Monday was my Day Off. All this week I have work-related workshops to attend--all designed for my professional and personal betterment. But on Monday I snatched 25 minutes of extra-warm snuggle time in bed with T., and I got to pack L.'s school lunch while still in my pajamas; I got to pour myself a second cup of coffee, and I got to spend a good hour and a half playing Mama Bird and Baby Bird with T. until it was almost 10:00 and definitely time for a change.
T. has never been much of a child to play with toys. She won't sit down for any length of time and play with an object, although she will sit and make up scenarios for her stuffed animals and dolls. My son was always fairly content to sit with his things: his trains or Legos or, when he was younger, some noisy multi-buttoned electronic busy toy.
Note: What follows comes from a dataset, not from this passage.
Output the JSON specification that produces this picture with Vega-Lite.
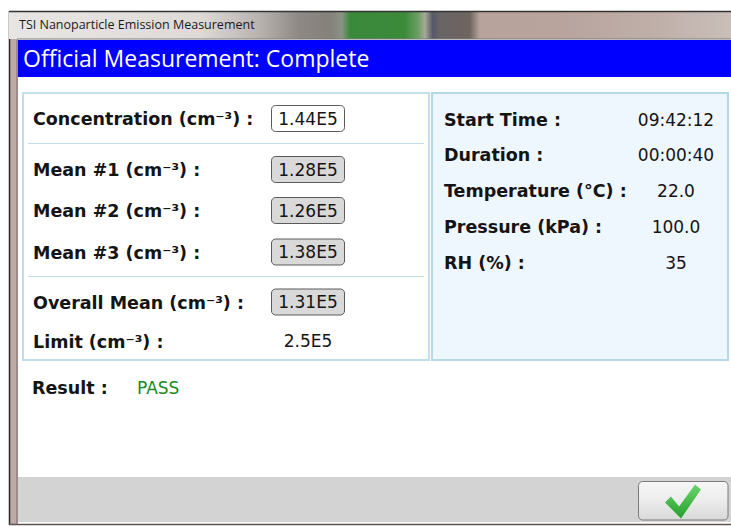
{
  "$schema": "https://vega.github.io/schema/vega-lite/v6.json",
  "width": 731,
  "height": 527,
  "autosize": {"type": "none"},
  "padding": 0,
  "background": "#FFFFFF",
  "config": {"view": {"stroke": null}},
  "resolve": {"scale": {"y": "independent"}},
  "layer": [
    {
      "data": {"values": [{"window": "TSI Nanoparticle Emission Measurement", "header": "Official Measurement: Complete", "resultLabel": "Result :", "result": "PASS"}]},
      "layer": [
        {"mark": {"type": "rect", "fill": "#BCAAA6"},
         "encoding": {"x": {"datum": 9, "scale": {"domain": [0, 731], "range": [0, 731], "nice": false, "zero": false}, "axis": null}, "x2": {"datum": 18},
                      "y": {"datum": 11, "scale": {"domain": [0, 527], "range": [0, 527], "nice": false, "zero": false}, "axis": null}, "y2": {"datum": 525}}},
        {"mark": {"type": "rule", "color": "#2B2828", "strokeWidth": 1.5},
         "encoding": {"x": {"datum": 9.5, "scale": {"domain": [0, 731], "range": [0, 731], "nice": false, "zero": false}, "axis": null},
                      "y": {"datum": 11, "scale": {"domain": [0, 527], "range": [0, 527], "nice": false, "zero": false}, "axis": null}, "y2": {"datum": 525}}},
        {"mark": {"type": "rule", "color": "#7A6E6C", "strokeWidth": 1},
         "encoding": {"x": {"datum": 17, "scale": {"domain": [0, 731], "range": [0, 731], "nice": false, "zero": false}, "axis": null},
                      "y": {"datum": 40, "scale": {"domain": [0, 527], "range": [0, 527], "nice": false, "zero": false}, "axis": null}, "y2": {"datum": 524}}},
        {"mark": {"type": "rect", "fill": {"gradient": "linear", "x1": 0, "y1": 0, "x2": 1, "y2": 0, "stops": [
            {"offset": 0, "color": "#E8E6E4"},
            {"offset": 0.265, "color": "#DEDAD6"},
            {"offset": 0.348, "color": "#B8B2AE"},
            {"offset": 0.403, "color": "#8E8884"},
            {"offset": 0.445, "color": "#84807A"},
            {"offset": 0.461, "color": "#8A9284"},
            {"offset": 0.472, "color": "#3A8A3C"},
            {"offset": 0.548, "color": "#3C8A3A"},
            {"offset": 0.567, "color": "#6E9E66"},
            {"offset": 0.576, "color": "#A6AA98"},
            {"offset": 0.587, "color": "#555868"},
            {"offset": 0.597, "color": "#6A6466"},
            {"offset": 0.638, "color": "#6E6460"},
            {"offset": 0.652, "color": "#B8A29C"},
            {"offset": 0.763, "color": "#B8A39D"},
            {"offset": 0.888, "color": "#BFAEA8"},
            {"offset": 1, "color": "#C9BEB9"}]}},
         "encoding": {"x": {"datum": 9, "scale": {"domain": [0, 731], "range": [0, 731], "nice": false, "zero": false}, "axis": null}, "x2": {"datum": 731},
                      "y": {"datum": 11, "scale": {"domain": [0, 527], "range": [0, 527], "nice": false, "zero": false}, "axis": null}, "y2": {"datum": 39}}},
        {"mark": {"type": "rule", "color": "#333333", "strokeWidth": 1.5},
         "encoding": {"x": {"datum": 9, "scale": {"domain": [0, 731], "range": [0, 731], "nice": false, "zero": false}, "axis": null}, "x2": {"datum": 731},
                      "y": {"datum": 11.5, "scale": {"domain": [0, 527], "range": [0, 527], "nice": false, "zero": false}, "axis": null}}},
        {"mark": {"type": "rule", "color": "#7A7A7A", "strokeWidth": 1},
         "encoding": {"x": {"datum": 17, "scale": {"domain": [0, 731], "range": [0, 731], "nice": false, "zero": false}, "axis": null}, "x2": {"datum": 731},
                      "y": {"datum": 39, "scale": {"domain": [0, 527], "range": [0, 527], "nice": false, "zero": false}, "axis": null}}},
        {"mark": {"type": "text", "align": "left", "baseline": "middle", "font": "Open Sans", "fontSize": 12.5, "color": "#1A1A1A"},
         "encoding": {"x": {"datum": 19, "scale": {"domain": [0, 731], "range": [0, 731], "nice": false, "zero": false}, "axis": null},
                      "y": {"datum": 25, "scale": {"domain": [0, 527], "range": [0, 527], "nice": false, "zero": false}, "axis": null},
                      "text": {"field": "window"}}},
        {"mark": {"type": "rect", "fill": "#0000FF"},
         "encoding": {"x": {"datum": 18, "scale": {"domain": [0, 731], "range": [0, 731], "nice": false, "zero": false}, "axis": null}, "x2": {"datum": 731},
                      "y": {"datum": 40, "scale": {"domain": [0, 527], "range": [0, 527], "nice": false, "zero": false}, "axis": null}, "y2": {"datum": 77}}},
        {"mark": {"type": "text", "align": "left", "baseline": "middle", "font": "Open Sans", "fontSize": 23, "color": "#FFFFFF"},
         "encoding": {"x": {"datum": 23, "scale": {"domain": [0, 731], "range": [0, 731], "nice": false, "zero": false}, "axis": null},
                      "y": {"datum": 60, "scale": {"domain": [0, 527], "range": [0, 527], "nice": false, "zero": false}, "axis": null},
                      "text": {"field": "header"}}},
        {"mark": {"type": "rect", "fill": "#FFFFFF", "stroke": "#C0DFEA", "strokeWidth": 2},
         "encoding": {"x": {"datum": 23, "scale": {"domain": [0, 731], "range": [0, 731], "nice": false, "zero": false}, "axis": null}, "x2": {"datum": 429},
                      "y": {"datum": 93, "scale": {"domain": [0, 527], "range": [0, 527], "nice": false, "zero": false}, "axis": null}, "y2": {"datum": 360}}},
        {"mark": {"type": "rect", "fill": "#EEF6FE", "stroke": "#B3D9E6", "strokeWidth": 2},
         "encoding": {"x": {"datum": 432, "scale": {"domain": [0, 731], "range": [0, 731], "nice": false, "zero": false}, "axis": null}, "x2": {"datum": 728},
                      "y": {"datum": 93, "scale": {"domain": [0, 527], "range": [0, 527], "nice": false, "zero": false}, "axis": null}, "y2": {"datum": 360}}},
        {"mark": {"type": "rule", "color": "#C2E0EB", "strokeWidth": 1},
         "encoding": {"x": {"datum": 28, "scale": {"domain": [0, 731], "range": [0, 731], "nice": false, "zero": false}, "axis": null}, "x2": {"datum": 424},
                      "y": {"datum": 143.5, "scale": {"domain": [0, 527], "range": [0, 527], "nice": false, "zero": false}, "axis": null}}},
        {"mark": {"type": "rule", "color": "#C2E0EB", "strokeWidth": 1},
         "encoding": {"x": {"datum": 28, "scale": {"domain": [0, 731], "range": [0, 731], "nice": false, "zero": false}, "axis": null}, "x2": {"datum": 424},
                      "y": {"datum": 276.5, "scale": {"domain": [0, 527], "range": [0, 527], "nice": false, "zero": false}, "axis": null}}},
        {"mark": {"type": "text", "align": "left", "baseline": "middle", "dy": 1.5, "font": "DejaVu Sans", "fontWeight": "bold", "fontSize": 17.5, "color": "#141414"},
         "encoding": {"x": {"datum": 32, "scale": {"domain": [0, 731], "range": [0, 731], "nice": false, "zero": false}, "axis": null},
                      "y": {"datum": 387, "scale": {"domain": [0, 527], "range": [0, 527], "nice": false, "zero": false}, "axis": null},
                      "text": {"field": "resultLabel"}}},
        {"mark": {"type": "text", "align": "left", "baseline": "middle", "dy": 1.5, "font": "DejaVu Sans", "fontSize": 17, "color": "#1A8A1A"},
         "encoding": {"x": {"datum": 137, "scale": {"domain": [0, 731], "range": [0, 731], "nice": false, "zero": false}, "axis": null},
                      "y": {"datum": 387, "scale": {"domain": [0, 527], "range": [0, 527], "nice": false, "zero": false}, "axis": null},
                      "text": {"field": "result"}}},
        {"mark": {"type": "rect", "fill": "#D3D3D3"},
         "encoding": {"x": {"datum": 18, "scale": {"domain": [0, 731], "range": [0, 731], "nice": false, "zero": false}, "axis": null}, "x2": {"datum": 731},
                      "y": {"datum": 477, "scale": {"domain": [0, 527], "range": [0, 527], "nice": false, "zero": false}, "axis": null}, "y2": {"datum": 522}}},
        {"mark": {"type": "rule", "color": "#5E5250", "strokeWidth": 1.5},
         "encoding": {"x": {"datum": 9, "scale": {"domain": [0, 731], "range": [0, 731], "nice": false, "zero": false}, "axis": null}, "x2": {"datum": 731},
                      "y": {"datum": 524.5, "scale": {"domain": [0, 527], "range": [0, 527], "nice": false, "zero": false}, "axis": null}}},
        {"mark": {"type": "rect", "cornerRadius": 4, "stroke": "#7A7A7A", "strokeWidth": 1, "fill": {"gradient": "linear", "x1": 0, "y1": 0, "x2": 0, "y2": 1, "stops": [{"offset": 0, "color": "#F6F6F6"}, {"offset": 0.5, "color": "#ECECEC"}, {"offset": 1, "color": "#D8D8D8"}]}},
         "encoding": {"x": {"datum": 638.5, "scale": {"domain": [0, 731], "range": [0, 731], "nice": false, "zero": false}, "axis": null}, "x2": {"datum": 728},
                      "y": {"datum": 481.5, "scale": {"domain": [0, 527], "range": [0, 527], "nice": false, "zero": false}, "axis": null}, "y2": {"datum": 520}}},
        {"mark": {"type": "point", "filled": true, "size": 1296, "opacity": 1, "strokeWidth": 0,
                  "shape": "M -1 0.11 L -0.67 -0.22 L -0.22 0.33 L 0.67 -0.89 L 1 -0.61 L -0.11 1 Z",
                  "fill": {"gradient": "linear", "x1": 0, "y1": 0, "x2": 0, "y2": 1, "stops": [{"offset": 0, "color": "#6ED46E"}, {"offset": 1, "color": "#23A02A"}]}},
         "encoding": {"x": {"datum": 683, "scale": {"domain": [0, 731], "range": [0, 731], "nice": false, "zero": false}, "axis": null},
                      "y": {"datum": 500.5, "scale": {"domain": [0, 527], "range": [0, 527], "nice": false, "zero": false}, "axis": null}}}
      ]
    },
    {
      "data": {"values": [
        {"label": "Concentration (cm⁻³) :", "value": "1.44E5", "box": "input", "line": 1},
        {"label": "Mean #1 (cm⁻³) :", "value": "1.28E5", "box": "readout", "line": 2},
        {"label": "Mean #2 (cm⁻³) :", "value": "1.26E5", "box": "readout", "line": 3},
        {"label": "Mean #3 (cm⁻³) :", "value": "1.38E5", "box": "readout", "line": 4},
        {"label": "Overall Mean (cm⁻³) :", "value": "1.31E5", "box": "readout", "line": 5},
        {"label": "Limit (cm⁻³) :", "value": "2.5E5", "box": "none", "line": 6}
      ]},
      "encoding": {"y": {"field": "line", "type": "quantitative", "scale": {"domain": [1, 2, 3, 4, 5, 6], "range": [118.5, 169.5, 210.5, 252, 302, 341], "nice": false, "zero": false}, "axis": null}},
      "layer": [
        {"transform": [{"filter": "datum.box !== 'none'"}],
         "mark": {"type": "rect", "yOffset": -13, "y2Offset": 13, "cornerRadius": 4, "stroke": "#5A5A5A", "strokeWidth": 1},
         "encoding": {"x": {"datum": 271.5, "scale": {"domain": [0, 731], "range": [0, 731], "nice": false, "zero": false}, "axis": null}, "x2": {"datum": 344.5},
                      "y2": {"field": "line"},
                      "fill": {"field": "box", "type": "nominal", "scale": {"domain": ["input", "readout"], "range": ["#FFFFFF", "#D9D9D9"]}, "legend": null}}},
        {"mark": {"type": "text", "align": "left", "baseline": "middle", "dy": 1.5, "font": "DejaVu Sans", "fontWeight": "bold", "fontSize": 17.5, "color": "#141414"},
         "encoding": {"x": {"datum": 33, "scale": {"domain": [0, 731], "range": [0, 731], "nice": false, "zero": false}, "axis": null},
                      "text": {"field": "label"}}},
        {"mark": {"type": "text", "align": "center", "baseline": "middle", "dy": 1, "font": "DejaVu Sans", "fontSize": 17, "color": "#141414"},
         "encoding": {"x": {"datum": 308, "scale": {"domain": [0, 731], "range": [0, 731], "nice": false, "zero": false}, "axis": null},
                      "text": {"field": "value"}}}
      ]
    },
    {
      "data": {"values": [
        {"label": "Start Time :", "value": "09:42:12", "line": 1},
        {"label": "Duration :", "value": "00:00:40", "line": 2},
        {"label": "Temperature (°C) :", "value": "22.0", "line": 3},
        {"label": "Pressure (kPa) :", "value": "100.0", "line": 4},
        {"label": "RH (%) :", "value": "35", "line": 5}
      ]},
      "encoding": {"y": {"field": "line", "type": "quantitative", "scale": {"domain": [1, 5], "range": [119, 262], "nice": false, "zero": false}, "axis": null}},
      "layer": [
        {"mark": {"type": "text", "align": "left", "baseline": "middle", "dy": 1.5, "font": "DejaVu Sans", "fontWeight": "bold", "fontSize": 17.5, "color": "#141414"},
         "encoding": {"x": {"datum": 444, "scale": {"domain": [0, 731], "range": [0, 731], "nice": false, "zero": false}, "axis": null},
                      "text": {"field": "label"}}},
        {"mark": {"type": "text", "align": "center", "baseline": "middle", "dy": 1.5, "font": "DejaVu Sans", "fontSize": 17, "color": "#141414"},
         "encoding": {"x": {"datum": 676, "scale": {"domain": [0, 731], "range": [0, 731], "nice": false, "zero": false}, "axis": null},
                      "text": {"field": "value"}}}
      ]
    }
  ]
}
He needed us there, nearby, but he often didn't need us directly interacting. T., however, extroverted people-person that she is, wants to play with a real human being (who can blame her?), and not with some plastic dollhouse. Her imagination soars when trying to come up with scenarios for her role-playing games, but then, when presented with toys and figures, she just can't muster up the interest to make them interact. They aren't flesh and blood, but plastic, and T. wants to deal with the real thing.
T. loves to create pretend conflicts in our games: the Baby Dinosaur fights with her big brother (nothing based on reality THERE), or the Baby Bird falls from her nest and needs rescuing, or--lo and behold!--the Mama Dinosaur spots a T-Rex lurking over the hill/bookcase and must take her Baby Dinosaur to shelter immediately. I marvel at her imagination, and at her need to create these elaborate games, mock performances of human interactions on a smaller scale. I imagine her 30 or 40 years from now, surely involved in some very people-oriented job, perhaps sorting out personal dramas for other people.
I love playing with T.--and I have always prided myself on being the kind of parent completely willing to get down on the floor and play with the kids--but all of T.'s games lately involve role-playing. Yesterday morning I was the Mama Bird, and the day before that the Dinosaur Mama, and last week it was all about being monkeys, right down to having to eat bananas one afternoon while swinging on the "tree" (the hammock). After we'd spent over an hour being Mama Bird and Baby Bird on Monday, T. wanted to launch right into a game of being Big Sister Bird and Little Sister Bird. But then my eyes glazed over at the thought of this new twist on things, and I fled to the sanctuary of the bathroom, amid much protest from T. While I was taking an extra-long shower I felt a twinge of guilt about feeling impatient over these games; surely a better parent would have cheerfully given up an entire morning to pretend role-playing? But the truth of the matter is that my patience for these types of long involved pretend games--complete with fake names and identities and animal voices and having to talk in character--is wearing a bit thin as I grow older. Quite frankly, really, I get bored, and I start thinking about all the other things I could be doing, like mopping the floor, or putting away Scott's neatly folded piles of laundry. On days like yesterday I always end up feeling inadequate, somehow, and wishing T. had a posse of friends or siblings to play with for hours on end--I feel, irrationally, like I'm just not enough.
I think parents in the "old days" worried a lot less about how fun they were, or about whether or not they were spending enough time playing all the games their kids wanted them to play. Kids played with kids and parents were the parents, and an imaginary (and sometimes real) line was drawn between the two. Fun parents back then were fun because they didn't constantly step in and ruin the games with practical and boring admonishments about safety and such; they weren't fun because they played for hours with their children--this was unheard of. Times have changed--in many ways for the better, I think, and in some ways for the more difficult. I love playing with my kids, and I wouldn't trade it for all the world, but I would like to feel entitled from time to time to be bored or impatient with their games, without also feeling that incredible rush of Mommy guilt, or the worry that somehow I've let my child down horribly and deeply because I've drawn the line at pretending to be a Big Sister bird.